The following article is written by Keith Hammer, Chair of the Swan View Coalition in Montana. Hammer has shared his views on this blog before – including raising red flags about some types of ‘collaboration’ in Montana. – mk
When there is wildfire smoke in the air, the timber industry and its cronies in Congress blame it on a lack of logging. As though logging prevents wildfires, which it does not. Moreover, they blame the alleged lack of logging on lawsuits brought by conservation groups simply wanting to insure the Forest Service follows the law as it logs public fish and wildlife habitat.
In February, Senator Jon Tester (D-MT), emphatically and falsely told Montana Public Radio “Unfortunately, every logging sale in Montana right now is under litigation. Every one of them.”
Listeners, including Swan View Coalition, challenged Tester’s statement. The Washington Post investigated and found there to be 97 timber sales under contract in Montana’s national forests with only 14 of those being litigated and only 4 of those stopped by a court order! The Post awarded Tester “Four Pinocchios” and noted the Forest Service responded “Things should be litigated that need to be litigated. If there is something the Forest Service has missed, it is very healthy. We absolutely should be tested on that.”
Then politicians and the Forest Service went back to lying as though this never happened. Representative Ryan Zinke (R-MT) visited Essex on the border between Glacier National Park and the Flathead National Forest and claimed the summer’s wildfire smoke “is completely avoidable.” He went on to promote his Resilient Federal Forests Act, that would speed up federal logging and require citizens to post unaffordable bonds before suing the Forest Service to make it follow environmental laws. He then proposed that future Wilderness designations allow logging to reduce fires.
Such proposals fly in the face of federal studies like the Interior Columbia River Basin Ecosystem Management Project, which found roads and logging render ecosystems less resilient to natural disturbances like fire. Countless other studies find large trees, including fire-killed trees, are essential for fish and wildlife habitat.
Forest Service research shows that forest thinning within the last couple hundred feet of our homes and structures helps save them, not distant logging where fire helps renew natural ecosystems. This summer’s fire that burned the remote and abandoned Bunker Creek bridge shown here was started by lightening in an area burned in 2000.

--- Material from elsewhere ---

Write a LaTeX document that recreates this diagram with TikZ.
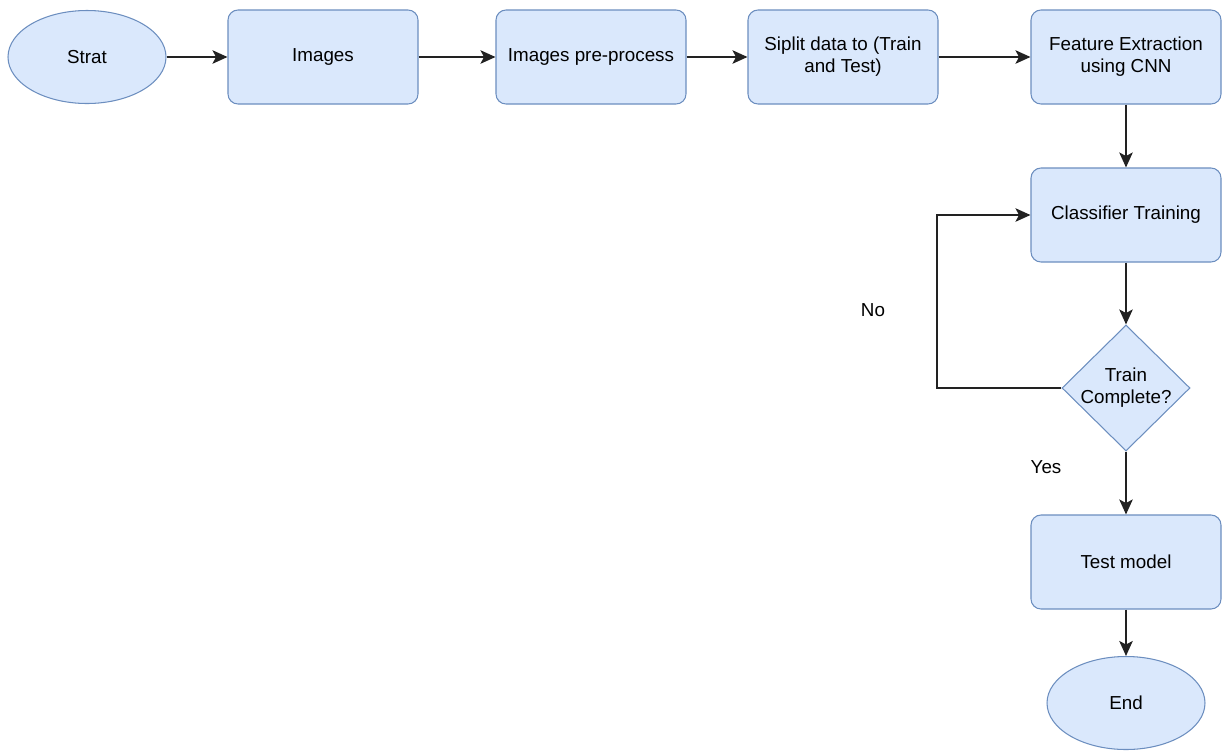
\documentclass[tikz,border=0pt]{standalone}
\usepackage{fontspec}
\setmainfont{Liberation Sans}
\usepackage{xcolor}
\definecolor{boxfill}{HTML}{DAE8FC}
\definecolor{boxline}{HTML}{6C8EBF}
\definecolor{edgeline}{HTML}{222222}
\usetikzlibrary{shapes.geometric, arrows.meta, positioning}

\begin{document}
\begin{tikzpicture}[
    font=\fontsize{10.7}{12.5}\selectfont,
    stepbox/.style={rectangle, draw=boxline, fill=boxfill, line width=0.6pt, rounded corners=0.2cm, minimum width=3.8cm, minimum height=1.88cm, align=center},
    terminal/.style={ellipse, draw=boxline, fill=boxfill, line width=0.6pt, minimum width=3.16cm, minimum height=1.86cm},
    decision/.style={diamond, draw=boxline, fill=boxfill, line width=0.6pt, minimum width=2.56cm, minimum height=2.52cm, inner sep=0pt},
    arrow/.style={draw=edgeline, line width=0.9pt, -{Stealth[length=3mm, width=2.7mm, inset=0.7mm]}}
]
    \useasboundingbox (0,0) rectangle (24.5,-15);

    % top row
    \node[terminal] (start) at (1.74,-1.14) {Strat};
    \node[stepbox] (images) at (6.46,-1.14) {Images};
    \node[stepbox] (prep) at (11.82,-1.14) {Images pre-process};
    \node[stepbox] (split) at (16.86,-1.14) {Siplit data to (Train\\and Test)};
    \node[stepbox] (feat) at (22.52,-1.14) {Feature Extraction\\using CNN};

    % right column
    \node[stepbox] (train) at (22.52,-4.30) {Classifier Training};
    \node[decision, label={[align=center]center:Train\\Complete?}] (done) at (22.52,-7.76) {};
    \node[stepbox] (test) at (22.52,-11.24) {Test model};
    \node[terminal] (stop) at (22.52,-14.06) {End};

    \node (no) at (17.46,-6.20) {No};
    \node (yes) at (20.92,-9.34) {Yes};
    \coordinate (loop) at (18.74,-7.76);

    \draw[arrow] (start) -- (images);
    \draw[arrow] (images) -- (prep);
    \draw[arrow] (prep) -- (split);
    \draw[arrow] (split) -- (feat);
    \draw[arrow] (feat) -- (train);
    \draw[arrow] (train) -- (done);
    \draw[arrow] (done.west) -- (loop) |- (train.west);
    \draw[arrow] (done) -- (test);
    \draw[arrow] (test) -- (stop);
\end{tikzpicture}
\end{document}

We’ve supported thinning around the village of Swan Lake, the Spotted Bear Ranger Station, guest ranches, and trail-heads, but such thinning needs to be repeated often to remain effective. Neither the American taxpayer nor our natural ecosystems can afford to apply such front-country logging to the distant backcountry.
As I write this article, Montana’s entire Congressional delegation has done an about-face and is urging the Forest Service to slow down and give loggers more time to log federal timber sale contracts in the face of a glutted timber market.
It’s also time to consider how backcountry logging, most often done at a taxpayer loss, is taking money and market demand away from the thinning that should instead be done adjacent to human homes and other structures.